VFD Group Plc., a leading proprietary investment company in Nigeria, announced its unaudited financial results for Q1 2024 on Sunday, reporting a profit after tax of ₦2,620 billion. The company’s balance sheet showed significant improvement, with total assets reaching ₦261,908.692 billion, representing a 9% increase from ₦239,999.635 billion in December 2023.
The company’s gross earnings for the period grew by 13.2%, closing at ₦45.1 billion compared to ₦34.025 billion in 2022, indicating robust top-line growth. Despite these positive results, the group recorded a loss of ₦750.441 million for the year ending 2023, a stark contrast to the ₦7 billion profit after tax in 2022, primarily due to the challenging economic conditions in Nigeria.
The GMD/CEO of VFD Group, Nonso Okpala, stated that the increase in the company’s balance sheet and gross earnings was due largely to dividend income and treasury-related income in his statement on the company’s financial performance.

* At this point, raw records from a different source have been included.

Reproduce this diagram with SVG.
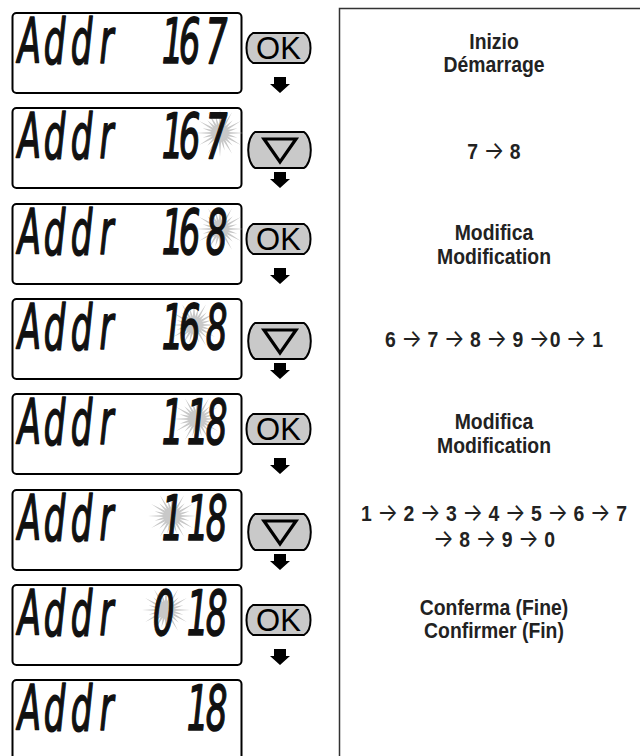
<svg xmlns="http://www.w3.org/2000/svg" xmlns:xlink="http://www.w3.org/1999/xlink" width="640" height="756" viewBox="0 0 640 756">
  <style>
    .panel { fill: #ffffff; stroke: #000000; stroke-width: 2; }
    .lcd { font-family: "DejaVu Sans", sans-serif; font-style: oblique; font-size: 62px; fill: #111111; stroke: #111111; stroke-width: 1.6; stroke-linejoin: round; text-anchor: middle; }
    .btn { fill: #c9c9c9; stroke: #000000; stroke-width: 2; }
    .btn-label { font-family: "Liberation Sans", Arial, sans-serif; font-size: 31px; fill: #000000; text-anchor: middle; }
    .tri { fill: none; stroke: #000000; stroke-width: 3.2; stroke-linejoin: miter; }
    .burst { fill: #c8c8c8; }
    .note { font-family: "Liberation Sans", Arial, sans-serif; font-weight: bold; font-size: 22px; fill: #222222; text-anchor: middle; }
    .arr { font-family: Inter, "DejaVu Sans", sans-serif; font-weight: 400; font-size: 25px; }
    .frame { fill: none; stroke: #333333; stroke-width: 1.5; }
    .down { fill: #000000; }
  </style>
  <defs>
    <!-- LCD window, positioned at the top of each step -->
    <rect id="lcd-window" class="panel" x="12.5" y="0" width="229" height="80" rx="4"/>
    <!-- flashing-digit halo -->
    <polygon id="burst" class="burst" points="24,0 8.43,1.11 17.39,4.66 7.85,3.25 20.78,12 6.74,5.17 12.73,12.73 5.17,6.74 12,20.78 3.25,7.85 4.66,17.39 1.11,8.43 0,24 -1.11,8.43 -4.66,17.39 -3.25,7.85 -12,20.78 -5.17,6.74 -12.73,12.73 -6.74,5.17 -20.78,12 -7.85,3.25 -17.39,4.66 -8.43,1.11 -24,0 -8.43,-1.11 -17.39,-4.66 -7.85,-3.25 -20.78,-12 -6.74,-5.17 -12.73,-12.73 -5.17,-6.74 -12,-20.78 -3.25,-7.85 -4.66,-17.39 -1.11,-8.43 0,-24 1.11,-8.43 4.66,-17.39 3.25,-7.85 12,-20.78 5.17,-6.74 12.73,-12.73 6.74,-5.17 20.78,-12 7.85,-3.25 17.39,-4.66 8.43,-1.11"/>
    <!-- OK key -->
    <g id="key-ok">
      <path class="btn" d="M253,20 H304 A10,16 0 0 1 304,50 H253 A10,16 0 0 1 253,20 Z"/>
      <text class="btn-label" x="278.5" y="46">OK</text>
    </g>
    <!-- down key -->
    <g id="key-down">
      <path class="btn" d="M255,24 H304 A10,19 0 0 1 304,60 H255 A10,19 0 0 1 255,24 Z"/>
      <polygon class="tri" points="264,31 296,31 280,54"/>
    </g>
    <!-- step-to-step arrow -->
    <polygon id="down-arrow" class="down" points="274,64 286,64 286,71 290,71 280,80 270,71 274,71"/>
  </defs>

  <!-- right-hand description column -->
  <rect class="frame" x="339.5" y="8.5" width="320" height="770"/>

  <g id="step1" transform="translate(0,13)">
    <use href="#lcd-window"/>
    <text class="lcd" transform="scale(0.55,1)" x="53.6 99.1 148.2 193.6" y="50">Addr</text>
    <text class="lcd" transform="scale(0.55,1)" x="313.6 344.5 393.6" y="50">167</text>
    <use href="#key-ok"/>
  </g>

  <g id="step2" transform="translate(0,108)">
    <use href="#lcd-window"/>
    <use href="#burst" x="220" y="25"/>
    <text class="lcd" transform="scale(0.55,1)" x="53.6 99.1 148.2 193.6" y="50">Addr</text>
    <text class="lcd" transform="scale(0.55,1)" x="313.6 344.5 393.6" y="50">167</text>
    <use href="#key-down"/>
  </g>

  <g id="step3" transform="translate(0,204)">
    <use href="#lcd-window"/>
    <use href="#burst" x="220" y="25"/>
    <text class="lcd" transform="scale(0.55,1)" x="53.6 99.1 148.2 193.6" y="50">Addr</text>
    <text class="lcd" transform="scale(0.55,1)" x="313.6 344.5 393.6" y="50">168</text>
    <use href="#key-ok"/>
  </g>

  <g id="step4" transform="translate(0,299)">
    <use href="#lcd-window"/>
    <use href="#burst" x="194" y="26"/>
    <text class="lcd" transform="scale(0.55,1)" x="53.6 99.1 148.2 193.6" y="50">Addr</text>
    <text class="lcd" transform="scale(0.55,1)" x="313.6 344.5 393.6" y="50">168</text>
    <use href="#key-down"/>
  </g>

  <g id="step5" transform="translate(0,394)">
    <use href="#lcd-window"/>
    <use href="#burst" x="197" y="25"/>
    <text class="lcd" transform="scale(0.55,1)" x="53.6 99.1 148.2 193.6" y="50">Addr</text>
    <text class="lcd" transform="scale(0.55,1)" x="313.6 359.1 393.6" y="50">118</text>
    <use href="#key-ok"/>
  </g>

  <g id="step6" transform="translate(0,490)">
    <use href="#lcd-window"/>
    <use href="#burst" x="172" y="26"/>
    <text class="lcd" transform="scale(0.55,1)" x="53.6 99.1 148.2 193.6" y="50">Addr</text>
    <text class="lcd" transform="scale(0.55,1)" x="313.6 359.1 393.6" y="50">118</text>
    <use href="#key-down"/>
  </g>

  <g id="step7" transform="translate(0,585)">
    <use href="#lcd-window"/>
    <use href="#burst" x="166" y="25"/>
    <text class="lcd" transform="scale(0.55,1)" x="53.6 99.1 148.2 193.6" y="50">Addr</text>
    <text class="lcd" transform="scale(0.55,1)" x="297.3 359.1 393.6" y="50">018</text>
    <use href="#key-ok"/>
  </g>

  <g id="step8" transform="translate(0,680)">
    <use href="#lcd-window"/>
    <text class="lcd" transform="scale(0.55,1)" x="53.6 99.1 148.2 193.6" y="50">Addr</text>
    <text class="lcd" transform="scale(0.55,1)" x="359.1 393.6" y="50">18</text>
  </g>

  <g id="connectors">
    <use href="#down-arrow" y="13"/>
    <use href="#down-arrow" y="108"/>
    <use href="#down-arrow" y="204"/>
    <use href="#down-arrow" y="299"/>
    <use href="#down-arrow" y="394"/>
    <use href="#down-arrow" y="490"/>
    <use href="#down-arrow" y="585"/>
  </g>

  <!-- condensed captions, centred on x=494 -->
  <g id="notes" transform="translate(494,0) scale(0.88,1)">
    <g id="note1">
      <text class="note" x="0" y="49">Inizio</text>
      <text class="note" x="0" y="72">Démarrage</text>
    </g>
    <g id="note2">
      <text class="note" x="0" y="159">7 <tspan class="arr">→</tspan> 8</text>
    </g>
    <g id="note3">
      <text class="note" x="0" y="240">Modifica</text>
      <text class="note" x="0" y="264">Modification</text>
    </g>
    <g id="note4">
      <text class="note" x="0" y="347">6 <tspan class="arr">→</tspan> 7 <tspan class="arr">→</tspan> 8 <tspan class="arr">→</tspan> 9 <tspan class="arr">→</tspan>0 <tspan class="arr">→</tspan> 1</text>
    </g>
    <g id="note5">
      <text class="note" x="0" y="429">Modifica</text>
      <text class="note" x="0" y="453">Modification</text>
    </g>
    <g id="note6">
      <text class="note" x="0" y="521">1 <tspan class="arr">→</tspan> 2 <tspan class="arr">→</tspan> 3 <tspan class="arr">→</tspan> 4 <tspan class="arr">→</tspan> 5 <tspan class="arr">→</tspan> 6 <tspan class="arr">→</tspan> 7</text>
      <text class="note" x="0" y="547"><tspan class="arr">→</tspan> 8 <tspan class="arr">→</tspan> 9 <tspan class="arr">→</tspan> 0</text>
    </g>
    <g id="note7">
      <text class="note" x="0" y="615">Conferma (Fine)</text>
      <text class="note" x="0" y="638">Confirmer (Fin)</text>
    </g>
  </g>
</svg>
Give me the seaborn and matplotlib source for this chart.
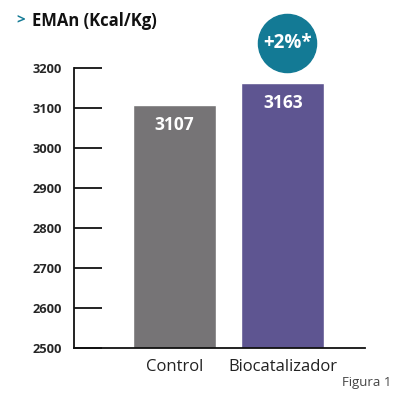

While commenting on the company’s financial performance the GMD/CEO, VFD Group, Nonso Okpala attributed the company’s loss after tax to a tough and challenging business environment in 2023. He added that “Naira devaluation, unprecedented inflation, and the rising cost of doing business in Nigeria drove up our operating costs. We also made new investments, the bulk of which would take time to yield investment income whilst the interest expense on the cost of investment had to be recorded immediately.”
“Despite the highlighted economic environment marked by high interest rates, rising inflation, and Naira depreciation, the Q1 performance has shown that VFD Group is dedicated to adapting and excelling.
Okpala reiterated that the company is focused on strengthening its core operations and continuing to explore new growth opportunities. According to him, we are actively working on cost optimization measures and enhancing our investment strategies to improve financial performance in the coming years. Already, we are seeing the results of our refined strategy, he concluded.